這首詩想得很深、很透,但寫下來卻又是這樣的簡潔而富有現實主義的情趣,典型地體現了詩人的創作原則:“詩是被熱烈的情感蒸發了的水氣之凝結,所以能將這種潛伏的美十足的充分的表現出來。”(《〈冬夜〉評論》)

作者簡介

聞一多(1899-1946),著名現代詩人、文史學者、革命烈士,原名亦多,字友三,後改夕夕,又改名一多,曾用筆名夕夕。1899年11月24日生於湖北浠水縣。1925年聞一多回國,在北京藝專任教,並成為徐志摩主編的《晨報副刊·詩鐫》的主要撰稿人。他在論文"詩的格律"中要求新詩具有音樂的美(音節),繪畫的美(詞藻),建築的美(節的勻稱和句的均齊),由實踐到理論為新詩發展探索一條值得重視的藝術途徑。1922年,去美國留學,學習繪畫,進修文學,研究中國古典詩歌和英國近代詩歌,1928年1月,第2本詩集《死水》出版。1927年任第四中山大學文學院教授並被選為校務會議中文學院的唯一代表。1928年秋任武漢大學文學院院長兼中文系主任。1930年秋轉任青島大學文學院長兼國文系主任。1932年8月任清華大學中文系教授。
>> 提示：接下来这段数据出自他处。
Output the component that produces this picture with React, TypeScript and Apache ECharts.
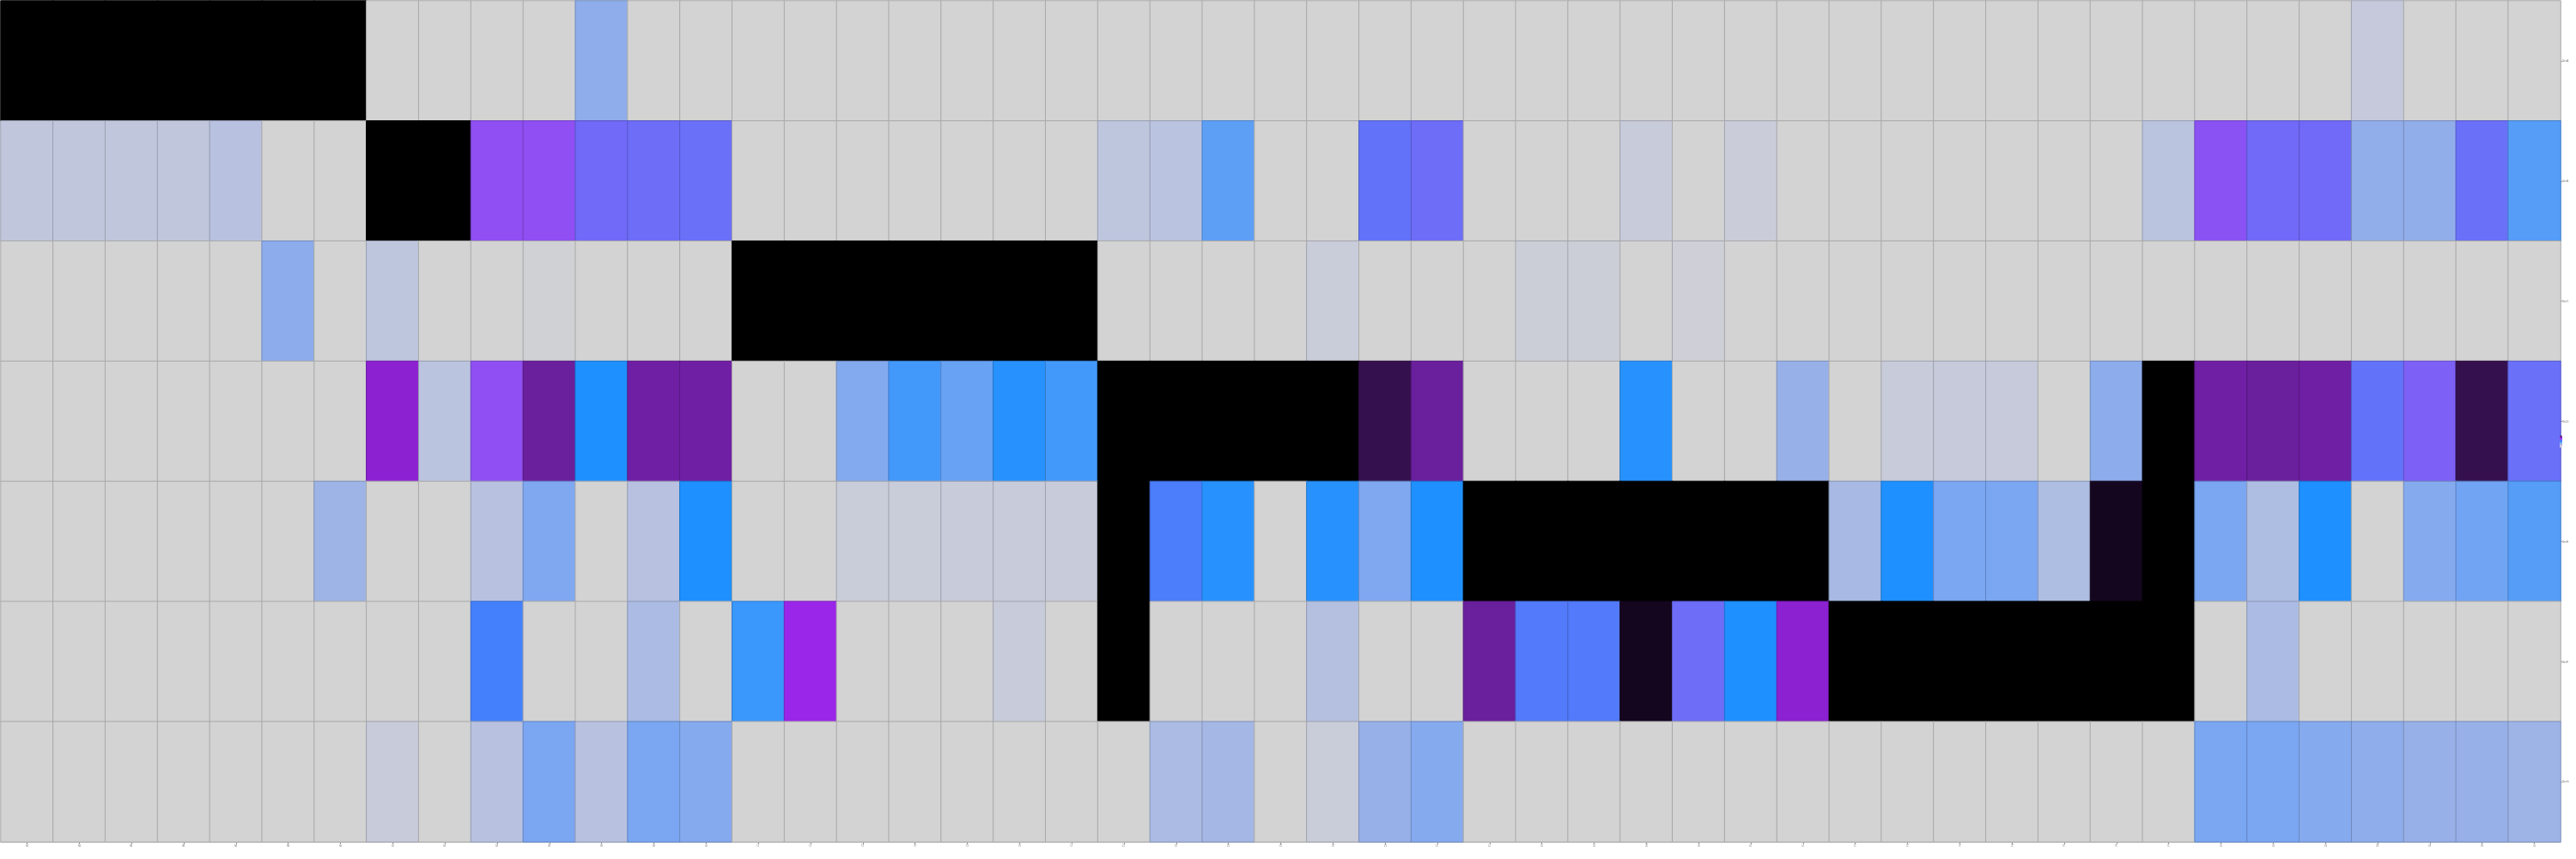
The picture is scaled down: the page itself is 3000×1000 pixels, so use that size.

1944年加入中國民主同盟,抗戰勝利後出任民盟中央執行委員、雲南總支部宣傳委員兼《民主周刊》社社長,經常參加進步的集會和遊行。1946年7月11日,李公朴慘遭國民黨特務暗殺。聞一多在7月15日雲南大學舉行的李公朴追悼大會上講演,憤怒斥責國民黨反動派,當晚即被國民黨特務暗殺。